Instructions for the task:
Omit every image, and transcribe the remaining entries exactly as given.

Raw data:
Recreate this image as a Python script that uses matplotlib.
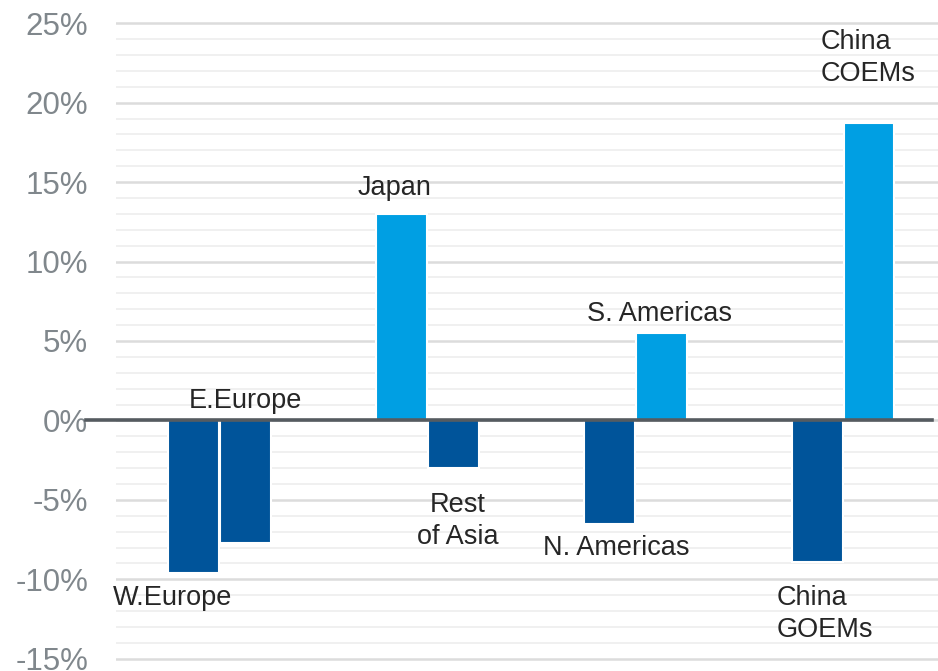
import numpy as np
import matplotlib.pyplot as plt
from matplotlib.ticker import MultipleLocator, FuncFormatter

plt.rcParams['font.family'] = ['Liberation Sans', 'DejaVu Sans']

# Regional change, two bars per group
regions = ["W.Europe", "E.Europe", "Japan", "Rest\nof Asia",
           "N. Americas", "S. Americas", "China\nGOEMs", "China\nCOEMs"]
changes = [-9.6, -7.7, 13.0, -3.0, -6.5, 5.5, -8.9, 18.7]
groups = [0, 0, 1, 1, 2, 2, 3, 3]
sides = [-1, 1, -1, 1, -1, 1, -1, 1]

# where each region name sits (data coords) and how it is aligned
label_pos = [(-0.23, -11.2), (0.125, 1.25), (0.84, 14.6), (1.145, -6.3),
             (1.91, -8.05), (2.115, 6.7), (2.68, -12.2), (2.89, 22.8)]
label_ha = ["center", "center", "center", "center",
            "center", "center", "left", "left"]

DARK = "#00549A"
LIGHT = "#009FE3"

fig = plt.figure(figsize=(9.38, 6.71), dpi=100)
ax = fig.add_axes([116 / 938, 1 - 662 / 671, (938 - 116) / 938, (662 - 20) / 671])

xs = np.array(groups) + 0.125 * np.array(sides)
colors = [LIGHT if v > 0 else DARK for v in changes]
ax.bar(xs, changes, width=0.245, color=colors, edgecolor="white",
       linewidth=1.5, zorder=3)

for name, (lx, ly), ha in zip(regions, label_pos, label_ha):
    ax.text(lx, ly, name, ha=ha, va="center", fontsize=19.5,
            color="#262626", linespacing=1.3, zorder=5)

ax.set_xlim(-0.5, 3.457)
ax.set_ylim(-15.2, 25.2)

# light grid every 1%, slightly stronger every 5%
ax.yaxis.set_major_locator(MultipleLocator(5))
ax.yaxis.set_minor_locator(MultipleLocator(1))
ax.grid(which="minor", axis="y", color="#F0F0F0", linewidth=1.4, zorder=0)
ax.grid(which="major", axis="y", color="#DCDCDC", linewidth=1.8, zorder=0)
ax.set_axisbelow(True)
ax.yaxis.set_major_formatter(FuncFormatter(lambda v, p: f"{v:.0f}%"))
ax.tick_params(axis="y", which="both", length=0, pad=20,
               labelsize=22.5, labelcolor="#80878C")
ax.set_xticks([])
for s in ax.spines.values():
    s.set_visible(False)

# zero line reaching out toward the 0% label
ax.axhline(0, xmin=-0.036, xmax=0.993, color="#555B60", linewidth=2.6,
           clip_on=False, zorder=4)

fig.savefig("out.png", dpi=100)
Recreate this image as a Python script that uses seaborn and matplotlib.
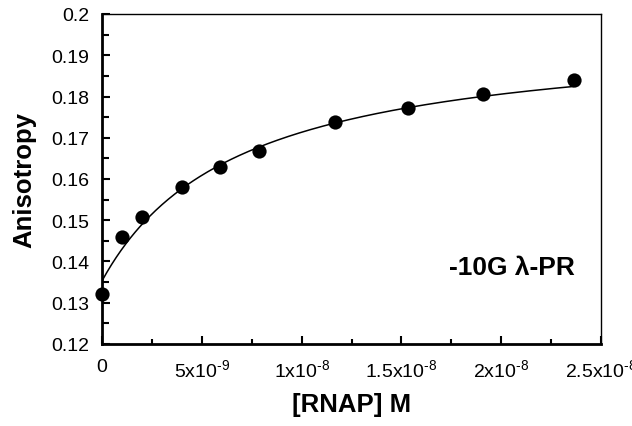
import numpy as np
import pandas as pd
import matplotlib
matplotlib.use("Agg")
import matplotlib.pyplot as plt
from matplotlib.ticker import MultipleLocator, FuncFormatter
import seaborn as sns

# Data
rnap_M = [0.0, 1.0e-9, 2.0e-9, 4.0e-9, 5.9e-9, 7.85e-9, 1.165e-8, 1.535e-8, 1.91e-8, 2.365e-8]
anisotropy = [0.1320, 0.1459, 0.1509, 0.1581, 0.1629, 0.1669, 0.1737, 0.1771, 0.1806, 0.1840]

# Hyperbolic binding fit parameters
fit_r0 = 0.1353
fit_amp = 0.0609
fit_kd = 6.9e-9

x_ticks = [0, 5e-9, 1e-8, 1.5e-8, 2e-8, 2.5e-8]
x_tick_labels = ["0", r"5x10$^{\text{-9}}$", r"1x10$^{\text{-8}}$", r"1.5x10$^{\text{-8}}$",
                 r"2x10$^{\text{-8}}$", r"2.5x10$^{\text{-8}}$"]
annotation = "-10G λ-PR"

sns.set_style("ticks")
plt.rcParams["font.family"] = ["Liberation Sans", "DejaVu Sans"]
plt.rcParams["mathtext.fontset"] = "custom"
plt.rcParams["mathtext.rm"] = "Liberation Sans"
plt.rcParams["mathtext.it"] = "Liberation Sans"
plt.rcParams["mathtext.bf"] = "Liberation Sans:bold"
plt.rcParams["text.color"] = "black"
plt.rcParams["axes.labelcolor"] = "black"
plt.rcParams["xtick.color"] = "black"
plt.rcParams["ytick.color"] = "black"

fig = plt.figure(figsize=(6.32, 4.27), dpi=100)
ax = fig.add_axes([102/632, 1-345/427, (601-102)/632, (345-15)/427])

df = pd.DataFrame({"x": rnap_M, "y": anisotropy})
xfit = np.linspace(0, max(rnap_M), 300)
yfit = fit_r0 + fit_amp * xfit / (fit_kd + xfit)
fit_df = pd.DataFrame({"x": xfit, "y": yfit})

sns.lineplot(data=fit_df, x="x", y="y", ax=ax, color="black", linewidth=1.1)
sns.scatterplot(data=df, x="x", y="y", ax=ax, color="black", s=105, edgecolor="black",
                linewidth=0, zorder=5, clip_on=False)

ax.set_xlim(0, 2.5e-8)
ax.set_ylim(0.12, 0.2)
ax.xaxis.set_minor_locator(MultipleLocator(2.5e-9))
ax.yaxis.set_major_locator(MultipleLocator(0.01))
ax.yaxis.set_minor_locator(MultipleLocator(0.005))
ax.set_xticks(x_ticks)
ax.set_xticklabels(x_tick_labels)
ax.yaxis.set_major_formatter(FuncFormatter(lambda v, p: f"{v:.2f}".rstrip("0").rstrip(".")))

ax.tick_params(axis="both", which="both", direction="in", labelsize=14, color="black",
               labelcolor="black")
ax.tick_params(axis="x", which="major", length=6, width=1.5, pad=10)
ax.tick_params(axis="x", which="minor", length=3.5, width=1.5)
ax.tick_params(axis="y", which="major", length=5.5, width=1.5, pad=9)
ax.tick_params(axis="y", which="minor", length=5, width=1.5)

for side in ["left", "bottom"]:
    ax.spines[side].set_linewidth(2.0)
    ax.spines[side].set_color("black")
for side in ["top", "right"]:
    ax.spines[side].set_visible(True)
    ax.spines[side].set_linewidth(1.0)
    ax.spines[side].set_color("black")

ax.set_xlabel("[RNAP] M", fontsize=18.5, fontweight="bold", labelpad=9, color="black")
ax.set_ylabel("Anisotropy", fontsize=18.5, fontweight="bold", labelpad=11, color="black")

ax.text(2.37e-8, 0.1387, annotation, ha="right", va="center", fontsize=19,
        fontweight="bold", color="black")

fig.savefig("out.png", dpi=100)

Reply:
Recreate this image as a Python script that uses matplotlib.
import numpy as np
import matplotlib.pyplot as plt
from matplotlib.ticker import MultipleLocator, FuncFormatter

plt.rcParams['font.family'] = ['Liberation Sans', 'DejaVu Sans']

# Regional change, two bars per group
regions = ["W.Europe", "E.Europe", "Japan", "Rest\nof Asia",
           "N. Americas", "S. Americas", "China\nGOEMs", "China\nCOEMs"]
changes = [-9.6, -7.7, 13.0, -3.0, -6.5, 5.5, -8.9, 18.7]
groups = [0, 0, 1, 1, 2, 2, 3, 3]
sides = [-1, 1, -1, 1, -1, 1, -1, 1]

# where each region name sits (data coords) and how it is aligned
label_pos = [(-0.23, -11.2), (0.125, 1.25), (0.84, 14.6), (1.145, -6.3),
             (1.91, -8.05), (2.115, 6.7), (2.68, -12.2), (2.89, 22.8)]
label_ha = ["center", "center", "center", "center",
            "center", "center", "left", "left"]

DARK = "#00549A"
LIGHT = "#009FE3"

fig = plt.figure(figsize=(9.38, 6.71), dpi=100)
ax = fig.add_axes([116 / 938, 1 - 662 / 671, (938 - 116) / 938, (662 - 20) / 671])

xs = np.array(groups) + 0.125 * np.array(sides)
colors = [LIGHT if v > 0 else DARK for v in changes]
ax.bar(xs, changes, width=0.245, color=colors, edgecolor="white",
       linewidth=1.5, zorder=3)

for name, (lx, ly), ha in zip(regions, label_pos, label_ha):
    ax.text(lx, ly, name, ha=ha, va="center", fontsize=19.5,
            color="#262626", linespacing=1.3, zorder=5)

ax.set_xlim(-0.5, 3.457)
ax.set_ylim(-15.2, 25.2)

# light grid every 1%, slightly stronger every 5%
ax.yaxis.set_major_locator(MultipleLocator(5))
ax.yaxis.set_minor_locator(MultipleLocator(1))
ax.grid(which="minor", axis="y", color="#F0F0F0", linewidth=1.4, zorder=0)
ax.grid(which="major", axis="y", color="#DCDCDC", linewidth=1.8, zorder=0)
ax.set_axisbelow(True)
ax.yaxis.set_major_formatter(FuncFormatter(lambda v, p: f"{v:.0f}%"))
ax.tick_params(axis="y", which="both", length=0, pad=20,
               labelsize=22.5, labelcolor="#80878C")
ax.set_xticks([])
for s in ax.spines.values():
    s.set_visible(False)

# zero line reaching out toward the 0% label
ax.axhline(0, xmin=-0.036, xmax=0.993, color="#555B60", linewidth=2.6,
           clip_on=False, zorder=4)

fig.savefig("out.png", dpi=100)
Recreate this image as a Python script that uses seaborn and matplotlib.
import numpy as np
import pandas as pd
import matplotlib
matplotlib.use("Agg")
import matplotlib.pyplot as plt
from matplotlib.ticker import MultipleLocator, FuncFormatter
import seaborn as sns

# Data
rnap_M = [0.0, 1.0e-9, 2.0e-9, 4.0e-9, 5.9e-9, 7.85e-9, 1.165e-8, 1.535e-8, 1.91e-8, 2.365e-8]
anisotropy = [0.1320, 0.1459, 0.1509, 0.1581, 0.1629, 0.1669, 0.1737, 0.1771, 0.1806, 0.1840]

# Hyperbolic binding fit parameters
fit_r0 = 0.1353
fit_amp = 0.0609
fit_kd = 6.9e-9

x_ticks = [0, 5e-9, 1e-8, 1.5e-8, 2e-8, 2.5e-8]
x_tick_labels = ["0", r"5x10$^{\text{-9}}$", r"1x10$^{\text{-8}}$", r"1.5x10$^{\text{-8}}$",
                 r"2x10$^{\text{-8}}$", r"2.5x10$^{\text{-8}}$"]
annotation = "-10G λ-PR"

sns.set_style("ticks")
plt.rcParams["font.family"] = ["Liberation Sans", "DejaVu Sans"]
plt.rcParams["mathtext.fontset"] = "custom"
plt.rcParams["mathtext.rm"] = "Liberation Sans"
plt.rcParams["mathtext.it"] = "Liberation Sans"
plt.rcParams["mathtext.bf"] = "Liberation Sans:bold"
plt.rcParams["text.color"] = "black"
plt.rcParams["axes.labelcolor"] = "black"
plt.rcParams["xtick.color"] = "black"
plt.rcParams["ytick.color"] = "black"

fig = plt.figure(figsize=(6.32, 4.27), dpi=100)
ax = fig.add_axes([102/632, 1-345/427, (601-102)/632, (345-15)/427])

df = pd.DataFrame({"x": rnap_M, "y": anisotropy})
xfit = np.linspace(0, max(rnap_M), 300)
yfit = fit_r0 + fit_amp * xfit / (fit_kd + xfit)
fit_df = pd.DataFrame({"x": xfit, "y": yfit})

sns.lineplot(data=fit_df, x="x", y="y", ax=ax, color="black", linewidth=1.1)
sns.scatterplot(data=df, x="x", y="y", ax=ax, color="black", s=105, edgecolor="black",
                linewidth=0, zorder=5, clip_on=False)

ax.set_xlim(0, 2.5e-8)
ax.set_ylim(0.12, 0.2)
ax.xaxis.set_minor_locator(MultipleLocator(2.5e-9))
ax.yaxis.set_major_locator(MultipleLocator(0.01))
ax.yaxis.set_minor_locator(MultipleLocator(0.005))
ax.set_xticks(x_ticks)
ax.set_xticklabels(x_tick_labels)
ax.yaxis.set_major_formatter(FuncFormatter(lambda v, p: f"{v:.2f}".rstrip("0").rstrip(".")))

ax.tick_params(axis="both", which="both", direction="in", labelsize=14, color="black",
               labelcolor="black")
ax.tick_params(axis="x", which="major", length=6, width=1.5, pad=10)
ax.tick_params(axis="x", which="minor", length=3.5, width=1.5)
ax.tick_params(axis="y", which="major", length=5.5, width=1.5, pad=9)
ax.tick_params(axis="y", which="minor", length=5, width=1.5)

for side in ["left", "bottom"]:
    ax.spines[side].set_linewidth(2.0)
    ax.spines[side].set_color("black")
for side in ["top", "right"]:
    ax.spines[side].set_visible(True)
    ax.spines[side].set_linewidth(1.0)
    ax.spines[side].set_color("black")

ax.set_xlabel("[RNAP] M", fontsize=18.5, fontweight="bold", labelpad=9, color="black")
ax.set_ylabel("Anisotropy", fontsize=18.5, fontweight="bold", labelpad=11, color="black")

ax.text(2.37e-8, 0.1387, annotation, ha="right", va="center", fontsize=19,
        fontweight="bold", color="black")

fig.savefig("out.png", dpi=100)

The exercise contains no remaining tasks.